Soldiers fired 21-gun salutes in barracks across Venezuela at 8 a.m. to honor Chavez.
It was not immediately clear where Chavez would be buried. He had ordered a striking new mausoleum built in downtown Caracas for the remains of independence hero Simon Bolivar, his inspiration, and it is due to be finished soon.
“To the pantheon!” shouted Chavez supporters during Wednesday’s parade, which was led by Maduro walking just in front of the cortege.
Influential “Chavista” legislator Freddy Bernal said Chavez should be laid to rest there too: “For his political brilliance and commitment to the country, commander Chavez has earned his place beside the liberator Simon Bolivar in the pantheon.”
Much of Caracas was quiet overnight, with streets deserted, especially in wealthier districts. Many shops locked their doors in fear of looting as news of Chavez’s death spread.
There were long lines outside gasoline stations.
Hundreds of emotional “Chavista” loyalists stayed outside the military hospital where he spent his last two weeks. A female TV reporter from neighboring Colombia was beaten up, and gunshots were fired in the air.
“Chavez lives, the fight continues!” supporters shouted in the streets.
Although they had weeks to come to terms with Chavez’s likely demise, many of his supporters were overcome with grief.
“He was our father,” said Nancy Jotiya, 56, sobbing in the city’s central Plaza Bolivar. “He taught us to defend ourselves. Chavismo is not over! We are the people. We will fight!”
There was sadness in other Latin American countries too, especially those run by leftist friends of Chavez.
Bolivian President Evo Morales flew in stony-faced on Wednesday to join the mourning. The presidents of Argentina and Uruguay also arrived before dawn, state media said.
“No one should surrender; nobody should abandon the fight,” said Diosdado Cabello, the head of the National Assembly.
“May the difficulties strengthen our souls, and may our commander show the way.”
State oil company PDVSA said its installations were functioning normally, and the Central Bank president said Venezuela’s economy was unaffected.
Condolences flooded in from around the world - ranging from the Vatican and the United Nations to allies like Iran or Cuba.
U.S. President Barack Obama was less effusive about a man who put his country at loggerheads with Washington, saying his administration was interested in “developing a constructive relationship with the Venezuelan government.”
Chavez led Venezuela for 14 years and had easily won a new six-year term in an election in October, defeating Capriles.

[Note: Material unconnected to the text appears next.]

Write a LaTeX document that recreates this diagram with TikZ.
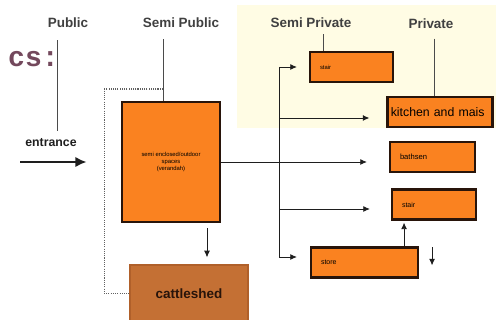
\documentclass[tikz,border=0pt]{standalone}
\usepackage{fontspec}
\setmainfont{Liberation Sans}
\newfontfamily\monofam{Liberation Mono}
\usetikzlibrary{arrows.meta, positioning, calc}
\definecolor{roomfill}{RGB}{250,130,32}
\definecolor{roomedge}{RGB}{40,20,10}
\definecolor{shedfill}{RGB}{196,112,52}
\definecolor{shededge}{RGB}{176,96,42}
\definecolor{creambg}{RGB}{255,252,228}
\definecolor{mydark}{RGB}{30,30,30}
\definecolor{mymauve}{RGB}{115,72,92}
\tikzset{
  zone/.style={font=\fontsize{11.5}{12}\selectfont\bfseries, color=mydark!85, inner sep=1pt},
  room/.style={rectangle, draw=roomedge, fill=roomfill, line width=1.8pt,
    minimum height=0.9cm, inner xsep=0.3cm, align=left,
    font=\fontsize{5}{6}\selectfont},
  arrow/.style={-{Latex[length=2mm,width=1.8mm]}, line width=0.8pt, color=mydark},
  bigarrow/.style={-{Latex[length=3.4mm,width=3.2mm]}, line width=2pt, color=mydark},
  vline/.style={line width=0.7pt, color=mydark!80},
  dotline/.style={densely dotted, line width=0.9pt, color=mydark!70},
  line/.style={line width=0.8pt, color=mydark}
}
\begin{document}
\begin{tikzpicture}[x=0.03cm, y=-0.03cm]
  \useasboundingbox (0,0) rectangle (496,320);

  % background
  \fill[creambg] (237,5) rectangle (496,128);
  \node[font=\monofam\bfseries\fontsize{24}{24}\selectfont, color=mymauve,
    anchor=base west, inner sep=0pt] (title) at (8,67) {cs:};

  % zone labels
  \node[zone] (pub) at (68,23) {Public};
  \node[zone] (spub) at (181,23) {Semi Public};
  \node[zone] (spriv) at (311,23) {Semi Private};
  \node[zone] (priv) at (431,24) {Private};
  \node[font=\fontsize{10.5}{11}\selectfont\bfseries, color=mydark] (entr) at (51,143) {entrance};

  % rooms
  \node[room, minimum width=2.94cm, minimum height=3.6cm, line width=2.4pt, align=center]
    (semi) at (171,162) {semi enclosed/outdoor\\spaces\\(verandah)};
  \node[room, text width=1.89cm] (stair1) at (351.5,67) {stair};
  \node[room, text width=2.95cm, inner xsep=0.1cm, font=\fontsize{10.5}{11}\selectfont]
    (kitchen) at (440,112) {kitchen and mais};
  \node[room, text width=1.95cm, font=\fontsize{6.5}{7}\selectfont] (bath) at (432.5,157) {bathsen};
  \node[room, text width=1.92cm, font=\fontsize{6}{7}\selectfont] (stair2) at (434,204.5) {stair};
  \node[room, text width=2.61cm, font=\fontsize{6}{7}\selectfont] (store) at (364.5,262.5) {store};
  \node[rectangle, draw=shededge, fill=shedfill, line width=1pt, minimum width=3.54cm,
    minimum height=1.71cm, text=roomedge, font=\fontsize{11.5}{12}\selectfont\bfseries]
    (cattle) at (189,293.5) {cattleshed};

  % lines from the zone labels
  \draw[vline, shorten <=0.33cm, shorten >=0.1cm] ([xshift=-0.33cm]pub.south) -- ([xshift=-0.33cm]pub.south |- entr.north);
  \draw[vline, shorten <=0.3cm] ([xshift=-0.54cm]spub.south) -- ([xshift=-0.54cm]spub.south |- semi.north);
  \draw[vline, shorten <=0.15cm] ([xshift=0.36cm]spriv.south) -- ([xshift=0.36cm]spriv.south |- stair1.north);
  \draw[vline, shorten <=0.25cm] ([xshift=0.09cm]priv.south) -- ([xshift=0.09cm]priv.south |- kitchen.north);

  % entrance and cattleshed
  \coordinate (entry) at (20,162);
  \draw[bigarrow, shorten >=1.02cm] (entry) -- (semi.west);
  \coordinate (dj) at (163,89);
  \draw[dotline] (dj) -| ([xshift=-0.75cm]cattle.west) -- (cattle.west);
  \draw[arrow, shorten <=0.15cm, shorten >=0.21cm] ([xshift=1.08cm]semi.south) -- ([xshift=1.08cm]semi.south |- cattle.north);

  % trunk to the private side
  \coordinate (trunk) at (279,163);
  \draw[line] (trunk |- stair1.west) -- ([yshift=0.165cm]trunk |- store.west);
  \draw[arrow, shorten >=0.36cm] (trunk |- stair1.west) -- (stair1.west);
  \draw[arrow, shorten >=0.51cm] ([yshift=-0.18cm]trunk |- kitchen.west) -- ([yshift=-0.18cm]kitchen.west);
  \draw[arrow, shorten >=0.66cm] (semi.east) -- (semi.east -| bath.west);
  \draw[arrow, shorten >=0.63cm] ([yshift=-0.135cm]trunk |- stair2.west) -- ([yshift=-0.135cm]stair2.west);
  \draw[arrow, shorten >=0.39cm] ([yshift=0.165cm]trunk |- store.west) -- ([yshift=0.165cm]store.west);
  \draw[arrow, shorten >=0.06cm] ([xshift=-0.45cm]store.north east) -- ([xshift=-0.45cm]store.north east |- stair2.south);
  \coordinate (exit) at ([xshift=0.39cm, yshift=-0.57cm]store.north east);
  \draw[arrow] ([xshift=0.39cm, yshift=-0.03cm]store.north east) -- (exit);
\end{tikzpicture}
\end{document}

His folksy charisma, anti-U.S. diatribes and oil-financed projects to improve life for residents of long-neglected slums created an unusually powerful bond with many poor Venezuelans.
That intense emotional connection underpinned his rule, but critics saw his autocratic style, gleeful nationalizations and often harsh treatment of rivals as hallmarks of a dictator whose misguided policies squandered a historic bonanza of oil revenues.

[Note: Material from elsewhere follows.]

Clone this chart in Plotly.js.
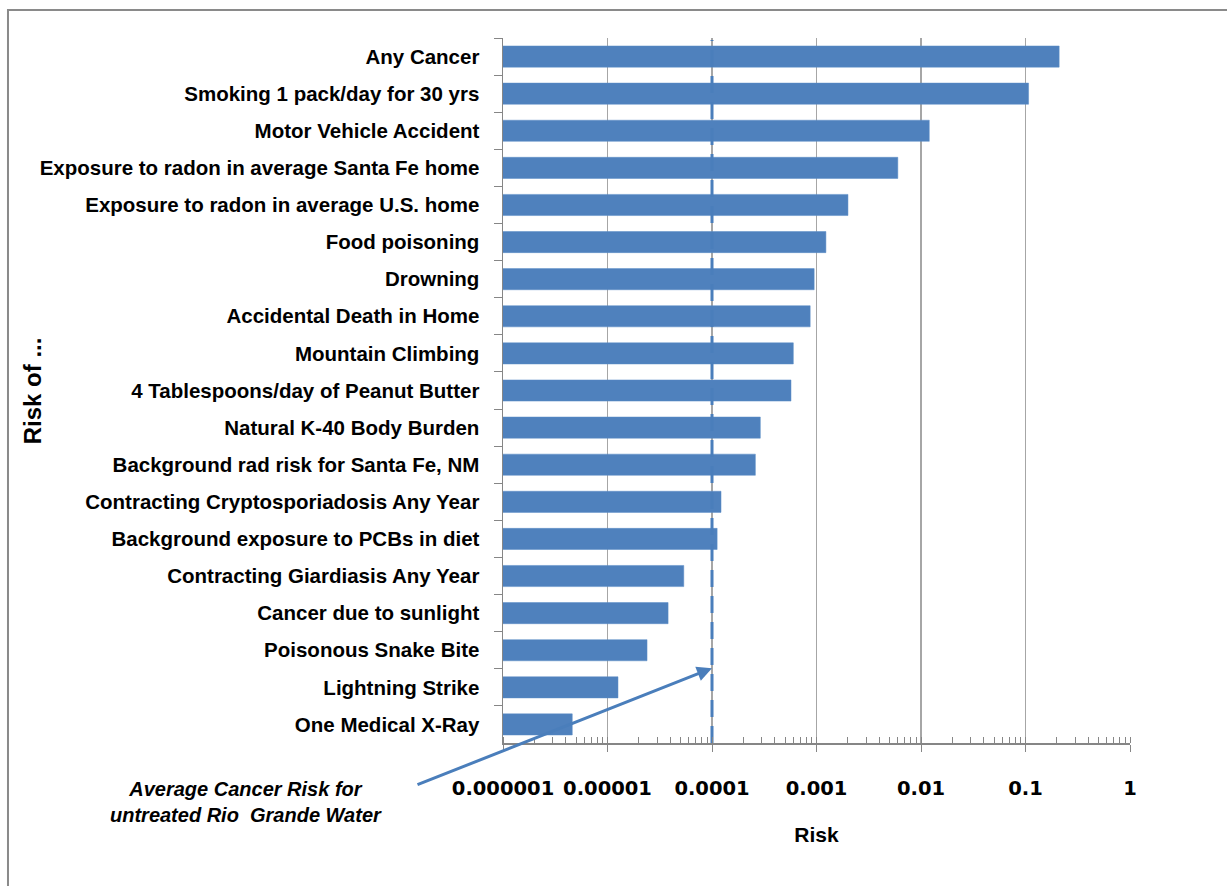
<!DOCTYPE html>
<html>
<head>
<meta charset="utf-8">
<script src="https://cdn.plot.ly/plotly-3.0.1.min.js"></script>
<style>html,body{margin:0;padding:0;background:#fff;}#chart{width:1227px;height:886px;}</style>
</head>
<body>
<div id="chart"></div>
<script>
// Categories, top to bottom as shown
const categories = [
  "Any Cancer",
  "Smoking 1 pack/day for 30 yrs",
  "Motor Vehicle Accident",
  "Exposure to radon in average Santa Fe home",
  "Exposure to radon in average U.S. home",
  "Food poisoning",
  "Drowning",
  "Accidental Death in Home",
  "Mountain Climbing",
  "4 Tablespoons/day of Peanut Butter",
  "Natural K-40 Body Burden",
  "Background rad risk for Santa Fe, NM",
  "Contracting Cryptosporiadosis Any Year",
  "Background exposure to PCBs in diet",
  "Contracting Giardiasis Any Year",
  "Cancer due to sunlight",
  "Poisonous Snake Bite",
  "Lightning Strike",
  "One Medical X-Ray"
];
// Risk values (log scale)
const riskValues = [
  0.21, 0.107, 0.012, 0.006, 0.002, 0.00123, 0.00095, 0.00087, 0.0006, 0.00057,
  0.00029, 0.00026, 0.000122, 0.000112, 0.0000537, 0.000038, 0.0000239, 0.0000126, 0.0000046
];
const tickValues = [0.000001, 0.00001, 0.0001, 0.001, 0.01, 0.1, 1];
const tickLabels = ["0.000001", "0.00001", "0.0001", "0.001", "0.01", "0.1", "1"];
// Average cancer risk for untreated Rio Grande water
const rioGrandeRisk = 0.0001;
const rioGrandeLabel = "<b><i>Average Cancer Risk for<br>untreated Rio  Grande Water</i></b>";
const xTitle = "Risk";
const yTitle = "Risk of ...";

const bars = {
  type: "bar",
  orientation: "h",
  x: riskValues,
  y: categories,
  marker: {color: "#4F81BD", line: {color: "#5A8CC6", width: 0.5}},
  hoverinfo: "x+y"
};

// Reference line at the Rio Grande risk level, spanning the full plot height
const refLine = {
  type: "scatter",
  mode: "lines",
  x: [rioGrandeRisk, rioGrandeRisk],
  y: [0, 0.997],
  yaxis: "y2",
  line: {color: "#4A7EBB", width: 3, dash: "17px,9px"},
  hoverinfo: "skip"
};

const axisGray = "#868686";
const layout = {
  width: 1227,
  height: 886,
  margin: {l: 503, r: 97, t: 38, b: 143},
  paper_bgcolor: "#ffffff",
  plot_bgcolor: "#ffffff",
  showlegend: false,
  bargap: 0.43,
  font: {family: "Liberation Sans, Arial, sans-serif", color: "#000"},
  xaxis: {
    type: "log",
    range: [-6, 0],
    tickmode: "array",
    tickvals: tickValues,
    ticktext: tickLabels,
    ticks: "outside",
    ticklen: 7,
    tickcolor: axisGray,
    tickwidth: 1,
    showline: true,
    linecolor: axisGray,
    linewidth: 1.5,
    showgrid: true,
    gridcolor: "#a6a6a6",
    gridwidth: 1.3,
    zeroline: false,
    ticklabelstandoff: 20,
    tickfont: {family: "DejaVu Sans, sans-serif", size: 19.5, weight: "bold", color: "#000"},
    minor: {ticks: "inside", ticklen: 6, tickcolor: axisGray, dtick: "D1", showgrid: false},
    title: {text: xTitle, font: {size: 21, weight: "bold", color: "#000"}, standoff: 28}
  },
  yaxis: {
    type: "category",
    autorange: "reversed",
    ticks: "outside",
    tickson: "boundaries",
    ticklen: 8,
    tickcolor: axisGray,
    showline: true,
    linecolor: axisGray,
    linewidth: 1.5,
    showgrid: false,
    zeroline: false,
    ticklabelstandoff: 18,
    tickfont: {size: 20.5, weight: "bold", color: "#000"}
  },
  yaxis2: {
    overlaying: "y",
    range: [0, 1],
    visible: false,
    fixedrange: true
  },
  shapes: [
    {
      type: "rect", xref: "paper", yref: "paper",
      x0: -0.7895, x1: 2, y0: -1, y1: 1.0397,
      line: {color: "#8a8a8a", width: 2},
      fillcolor: "rgba(0,0,0,0)",
      layer: "below"
    }
  ],
  annotations: [
    {
      xref: "x", yref: "paper",
      x: Math.log10(rioGrandeRisk), y: 0.106,
      text: "", showarrow: true,
      ax: -296, ay: 117,
      arrowhead: 2, arrowsize: 1, arrowwidth: 3, arrowcolor: "#4A7EBB",
      standoff: 0
    },
    {
      xref: "paper", yref: "paper",
      x: -0.41, y: -0.0837,
      xanchor: "center", yanchor: "middle",
      text: rioGrandeLabel, showarrow: false,
      align: "center",
      font: {size: 20, color: "#000"}
    },
    {
      xref: "paper", yref: "paper",
      x: -0.75, y: 0.5,
      xanchor: "center", yanchor: "middle",
      text: "<b>" + yTitle + "</b>", showarrow: false,
      textangle: -90,
      font: {size: 24, color: "#000"}
    }
  ]
};

Plotly.newPlot("chart", [bars, refLine], layout, {displayModeBar: false, staticPlot: true});
</script>
</body>
</html>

Venezuela has the largest crude reserves in the world, but the nationalizations and strict currency controls under Chavez frightened off investors. Even some of his followers complained that he focused too much on ideological issues at the expense of day-to-day problems such as power cuts, high inflation, food shortages and violent crime.

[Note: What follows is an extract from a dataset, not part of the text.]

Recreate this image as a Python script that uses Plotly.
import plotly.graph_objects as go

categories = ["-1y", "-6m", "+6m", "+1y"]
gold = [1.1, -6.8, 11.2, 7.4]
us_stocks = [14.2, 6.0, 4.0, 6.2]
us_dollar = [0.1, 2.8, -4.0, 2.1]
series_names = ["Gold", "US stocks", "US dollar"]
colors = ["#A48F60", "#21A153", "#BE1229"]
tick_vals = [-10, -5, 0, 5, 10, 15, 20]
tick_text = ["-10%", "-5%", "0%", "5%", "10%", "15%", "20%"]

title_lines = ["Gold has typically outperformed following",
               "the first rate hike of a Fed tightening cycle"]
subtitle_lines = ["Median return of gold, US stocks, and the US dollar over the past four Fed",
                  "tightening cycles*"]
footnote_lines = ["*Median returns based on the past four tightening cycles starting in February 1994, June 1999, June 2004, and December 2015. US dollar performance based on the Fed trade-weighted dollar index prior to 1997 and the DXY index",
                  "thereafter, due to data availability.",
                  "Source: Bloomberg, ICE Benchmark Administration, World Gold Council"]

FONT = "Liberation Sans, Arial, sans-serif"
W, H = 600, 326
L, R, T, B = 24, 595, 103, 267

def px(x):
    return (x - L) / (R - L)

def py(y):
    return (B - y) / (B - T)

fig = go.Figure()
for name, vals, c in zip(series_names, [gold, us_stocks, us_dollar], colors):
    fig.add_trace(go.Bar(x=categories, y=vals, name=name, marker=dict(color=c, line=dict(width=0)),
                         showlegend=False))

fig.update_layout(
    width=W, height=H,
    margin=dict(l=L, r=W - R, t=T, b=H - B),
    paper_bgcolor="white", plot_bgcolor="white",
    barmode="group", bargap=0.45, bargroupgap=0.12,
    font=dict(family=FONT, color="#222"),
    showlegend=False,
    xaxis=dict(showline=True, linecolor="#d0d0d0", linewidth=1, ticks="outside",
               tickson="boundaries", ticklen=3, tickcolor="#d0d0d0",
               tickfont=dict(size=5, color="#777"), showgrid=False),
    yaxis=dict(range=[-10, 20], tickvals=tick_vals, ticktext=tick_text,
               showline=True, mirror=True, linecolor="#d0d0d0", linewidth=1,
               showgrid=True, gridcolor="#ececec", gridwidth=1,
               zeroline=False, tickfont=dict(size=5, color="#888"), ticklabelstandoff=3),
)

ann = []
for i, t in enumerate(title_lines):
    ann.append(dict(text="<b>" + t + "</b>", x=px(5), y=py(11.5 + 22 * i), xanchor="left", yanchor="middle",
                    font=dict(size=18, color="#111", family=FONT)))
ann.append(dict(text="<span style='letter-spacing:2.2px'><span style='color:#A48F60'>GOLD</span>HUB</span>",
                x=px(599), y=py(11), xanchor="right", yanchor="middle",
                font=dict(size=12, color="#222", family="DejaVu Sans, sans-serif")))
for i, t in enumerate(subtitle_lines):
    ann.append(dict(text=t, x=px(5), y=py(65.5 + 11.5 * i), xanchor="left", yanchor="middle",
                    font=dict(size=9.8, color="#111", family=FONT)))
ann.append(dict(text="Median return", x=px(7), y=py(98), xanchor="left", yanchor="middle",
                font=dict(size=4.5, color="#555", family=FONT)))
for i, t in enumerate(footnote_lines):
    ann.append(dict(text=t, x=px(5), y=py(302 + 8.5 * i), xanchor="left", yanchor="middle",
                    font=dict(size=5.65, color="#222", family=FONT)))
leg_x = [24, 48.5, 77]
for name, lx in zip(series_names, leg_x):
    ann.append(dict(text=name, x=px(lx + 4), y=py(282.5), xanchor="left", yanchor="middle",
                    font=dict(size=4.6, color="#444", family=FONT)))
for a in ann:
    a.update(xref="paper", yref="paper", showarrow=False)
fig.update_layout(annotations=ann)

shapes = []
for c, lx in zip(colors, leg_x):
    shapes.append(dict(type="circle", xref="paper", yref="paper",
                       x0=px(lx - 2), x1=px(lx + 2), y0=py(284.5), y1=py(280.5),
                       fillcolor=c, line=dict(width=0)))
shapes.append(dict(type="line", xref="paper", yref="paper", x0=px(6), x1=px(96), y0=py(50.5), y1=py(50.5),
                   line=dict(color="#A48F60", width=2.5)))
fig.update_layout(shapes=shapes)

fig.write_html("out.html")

The government declared seven days of mourning.
“The funeral of Chavez is going to rival Eva Peron’s,” said U.S.-based Venezuela expert Daniel Hellinger, recalling the beloved first lady of Argentina, who died at age 33 in 1952 at the height of her popularity.
Chavez’s health weakened severely just after his re-election on Oct. 7, possibly due to his decision to campaign for a third term instead of stepping aside to focus on his recovery.
“His legacy will be the transformation of Venezuelan political culture, putting social inequality and poverty alleviation at the top of the political agenda,” said Diego Moya-Ocampos, a Venezuela analyst.
“However, that came at the cost of greater authoritarianism in government and challenges to democracy as he sought to consolidate his leadership.”